I know I’m about to be tarred and feathered as an FCP X hater… but FCP X has to be the loser in this list of postproduction apps. Besides the significant Slice X powered by Mocha Pro plug-in announcement it was hard to find anyone talking about FCP X. And I mean, at all. Even at social events – the topic of FCP X barely ever came up. And when it did, it would be as a quick aside as no one really felt compelled to say anything at all about it.
You know that line about the opposite of love being ambivalence?
NAB 2013 was The Year of FCP X Ambivalence.
Aside: Why FCP X Still Has A Chance
Now – before you start hating on me (and I’m sure someone is jumping to the comments before reading this paragraph)… I actually think FCP X has a bright future as long as Apple has the courage to stay the course. I believe it’s on the same 8-year trajectory to NLE dominance that the original FCP had to endure. From what I hear from trainers teaching FCP X – newcomers to the craft are grokking it with amazing ease… which I believe is the tell-tale sign of an app well-designed.
But FCP X is starting from scratch… having to build a whole new generation of believers and evangelists before it can take the industry by storm. That will take years of persistent support from Apple. Are they up to it? We’ll have to revisit this topic at NAB 2016.
The Downgraded App
And then there’s Avid Symphony – which Avid finally admitted is a plug-in to Media Composer but has to be bundled with Boris Red / Avid FX for it to seem worth the $1500 upgrade. Yikes.
What a bummer for anyone hoping that toolset would be updated or enhanced in ANY manner. How long can Symphony hold its own with its relational toolset being its only defining feature?
Those are my take-aways from my time mostly at NAB’s South Hall this year:
- A strong finish requires a fresh start.

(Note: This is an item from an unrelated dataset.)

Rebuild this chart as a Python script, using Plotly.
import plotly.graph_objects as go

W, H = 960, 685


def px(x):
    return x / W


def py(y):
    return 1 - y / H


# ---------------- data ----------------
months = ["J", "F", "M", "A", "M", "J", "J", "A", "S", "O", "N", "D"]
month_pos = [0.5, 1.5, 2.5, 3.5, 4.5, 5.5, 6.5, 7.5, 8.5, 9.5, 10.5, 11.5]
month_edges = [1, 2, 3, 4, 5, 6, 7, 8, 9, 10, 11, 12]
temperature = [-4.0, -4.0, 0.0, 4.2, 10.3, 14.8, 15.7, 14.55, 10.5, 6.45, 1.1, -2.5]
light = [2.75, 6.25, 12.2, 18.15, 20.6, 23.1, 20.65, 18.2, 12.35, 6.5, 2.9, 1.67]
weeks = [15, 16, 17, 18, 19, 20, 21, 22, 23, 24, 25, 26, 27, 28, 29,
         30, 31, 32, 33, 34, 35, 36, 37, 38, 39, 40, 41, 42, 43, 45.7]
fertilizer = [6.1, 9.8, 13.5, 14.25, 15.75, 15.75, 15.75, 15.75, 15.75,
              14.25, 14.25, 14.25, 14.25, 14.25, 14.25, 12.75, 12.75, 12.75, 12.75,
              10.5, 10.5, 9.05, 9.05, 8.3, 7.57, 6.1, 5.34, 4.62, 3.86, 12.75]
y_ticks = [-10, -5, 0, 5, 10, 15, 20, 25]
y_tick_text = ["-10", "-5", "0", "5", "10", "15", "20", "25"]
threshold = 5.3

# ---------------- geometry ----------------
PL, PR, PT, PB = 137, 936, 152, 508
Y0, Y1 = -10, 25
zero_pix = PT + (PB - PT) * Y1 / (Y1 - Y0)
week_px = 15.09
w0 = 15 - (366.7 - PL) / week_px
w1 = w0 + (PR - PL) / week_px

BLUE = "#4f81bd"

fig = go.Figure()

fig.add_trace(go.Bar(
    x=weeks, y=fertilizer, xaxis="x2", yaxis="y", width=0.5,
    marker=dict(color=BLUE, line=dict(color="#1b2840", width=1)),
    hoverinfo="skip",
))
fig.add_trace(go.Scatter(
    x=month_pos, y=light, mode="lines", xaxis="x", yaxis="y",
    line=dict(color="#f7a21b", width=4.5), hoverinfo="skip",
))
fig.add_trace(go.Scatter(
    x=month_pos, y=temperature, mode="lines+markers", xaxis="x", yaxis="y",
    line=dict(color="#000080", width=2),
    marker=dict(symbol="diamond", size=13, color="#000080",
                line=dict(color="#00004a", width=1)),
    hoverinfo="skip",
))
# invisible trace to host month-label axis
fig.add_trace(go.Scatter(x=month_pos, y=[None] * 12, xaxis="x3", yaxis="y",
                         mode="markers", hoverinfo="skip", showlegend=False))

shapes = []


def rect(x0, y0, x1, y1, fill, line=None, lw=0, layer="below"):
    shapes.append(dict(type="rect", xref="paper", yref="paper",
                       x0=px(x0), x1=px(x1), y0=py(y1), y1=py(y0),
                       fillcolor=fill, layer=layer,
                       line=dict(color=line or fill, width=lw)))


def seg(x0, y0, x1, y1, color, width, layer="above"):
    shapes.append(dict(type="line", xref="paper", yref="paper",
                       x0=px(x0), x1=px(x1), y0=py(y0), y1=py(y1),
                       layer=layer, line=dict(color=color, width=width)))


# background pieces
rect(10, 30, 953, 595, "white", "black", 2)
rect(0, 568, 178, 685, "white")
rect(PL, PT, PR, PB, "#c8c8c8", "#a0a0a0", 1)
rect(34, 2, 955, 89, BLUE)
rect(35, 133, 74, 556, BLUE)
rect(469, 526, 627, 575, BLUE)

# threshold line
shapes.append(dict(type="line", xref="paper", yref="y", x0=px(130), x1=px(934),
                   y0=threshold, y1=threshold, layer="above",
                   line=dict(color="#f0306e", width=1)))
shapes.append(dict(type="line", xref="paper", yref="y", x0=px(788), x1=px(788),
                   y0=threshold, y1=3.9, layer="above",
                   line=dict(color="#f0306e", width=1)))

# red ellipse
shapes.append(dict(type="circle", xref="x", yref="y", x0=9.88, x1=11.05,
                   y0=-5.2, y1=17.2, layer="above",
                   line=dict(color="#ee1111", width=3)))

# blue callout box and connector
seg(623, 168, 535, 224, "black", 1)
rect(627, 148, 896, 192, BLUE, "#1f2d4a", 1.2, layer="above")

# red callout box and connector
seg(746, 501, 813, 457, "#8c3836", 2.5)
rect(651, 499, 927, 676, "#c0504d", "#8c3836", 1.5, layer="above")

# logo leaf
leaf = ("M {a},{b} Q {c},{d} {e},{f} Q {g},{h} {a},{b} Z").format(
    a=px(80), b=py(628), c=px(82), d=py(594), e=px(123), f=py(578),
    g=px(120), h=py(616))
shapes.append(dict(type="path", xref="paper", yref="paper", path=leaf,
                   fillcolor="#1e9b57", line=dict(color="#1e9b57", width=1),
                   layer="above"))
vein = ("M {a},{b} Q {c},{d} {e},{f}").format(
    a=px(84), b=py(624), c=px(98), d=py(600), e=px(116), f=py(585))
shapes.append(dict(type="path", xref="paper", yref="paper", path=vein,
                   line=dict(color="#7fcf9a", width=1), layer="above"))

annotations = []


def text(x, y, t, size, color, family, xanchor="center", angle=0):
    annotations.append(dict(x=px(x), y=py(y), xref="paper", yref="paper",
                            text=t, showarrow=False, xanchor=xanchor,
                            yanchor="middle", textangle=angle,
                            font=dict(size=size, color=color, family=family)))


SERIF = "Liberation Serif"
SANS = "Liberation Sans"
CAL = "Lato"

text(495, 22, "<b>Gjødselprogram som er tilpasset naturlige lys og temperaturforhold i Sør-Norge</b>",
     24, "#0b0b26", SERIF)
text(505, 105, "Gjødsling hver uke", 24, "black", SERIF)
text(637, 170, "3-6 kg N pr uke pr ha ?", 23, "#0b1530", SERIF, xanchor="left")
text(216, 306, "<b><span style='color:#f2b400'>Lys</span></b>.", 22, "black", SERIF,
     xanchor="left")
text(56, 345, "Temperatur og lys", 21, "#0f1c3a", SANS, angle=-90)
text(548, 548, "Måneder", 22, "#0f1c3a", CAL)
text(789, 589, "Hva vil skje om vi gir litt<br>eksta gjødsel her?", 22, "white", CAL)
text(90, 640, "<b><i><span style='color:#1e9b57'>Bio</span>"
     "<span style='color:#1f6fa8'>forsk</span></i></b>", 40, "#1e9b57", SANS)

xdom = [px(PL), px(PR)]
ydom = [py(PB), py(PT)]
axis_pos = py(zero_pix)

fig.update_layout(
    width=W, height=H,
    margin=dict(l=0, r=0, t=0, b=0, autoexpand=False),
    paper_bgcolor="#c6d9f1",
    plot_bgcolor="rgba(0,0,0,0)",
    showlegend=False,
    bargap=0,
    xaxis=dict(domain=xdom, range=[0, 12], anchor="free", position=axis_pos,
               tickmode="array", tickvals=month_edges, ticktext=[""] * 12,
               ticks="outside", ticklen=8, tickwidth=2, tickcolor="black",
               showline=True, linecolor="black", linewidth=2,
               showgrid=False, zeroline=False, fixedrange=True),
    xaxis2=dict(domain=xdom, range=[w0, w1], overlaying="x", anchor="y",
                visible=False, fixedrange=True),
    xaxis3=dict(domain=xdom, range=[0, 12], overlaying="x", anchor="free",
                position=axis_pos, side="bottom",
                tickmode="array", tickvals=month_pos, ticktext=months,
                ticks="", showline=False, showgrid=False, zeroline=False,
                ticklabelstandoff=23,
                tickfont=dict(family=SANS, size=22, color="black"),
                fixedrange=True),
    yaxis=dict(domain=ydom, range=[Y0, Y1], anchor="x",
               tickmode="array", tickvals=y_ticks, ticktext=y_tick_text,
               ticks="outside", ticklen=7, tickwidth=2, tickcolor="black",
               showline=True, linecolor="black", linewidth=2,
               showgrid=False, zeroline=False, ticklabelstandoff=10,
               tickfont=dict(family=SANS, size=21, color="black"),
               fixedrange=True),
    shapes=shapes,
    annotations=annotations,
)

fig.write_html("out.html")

- Vendors seem to be building upon trends they introduced in the past 24 months, rather than relying on big splashy new products
- Innovation without alienating is extremely difficult – but a goal worth pursuing. Is your favorite app walking on its same tired path from the fear of alienating its user base? If so, NAB 2013 suggested to me that’s not looking like a good long-term strategy.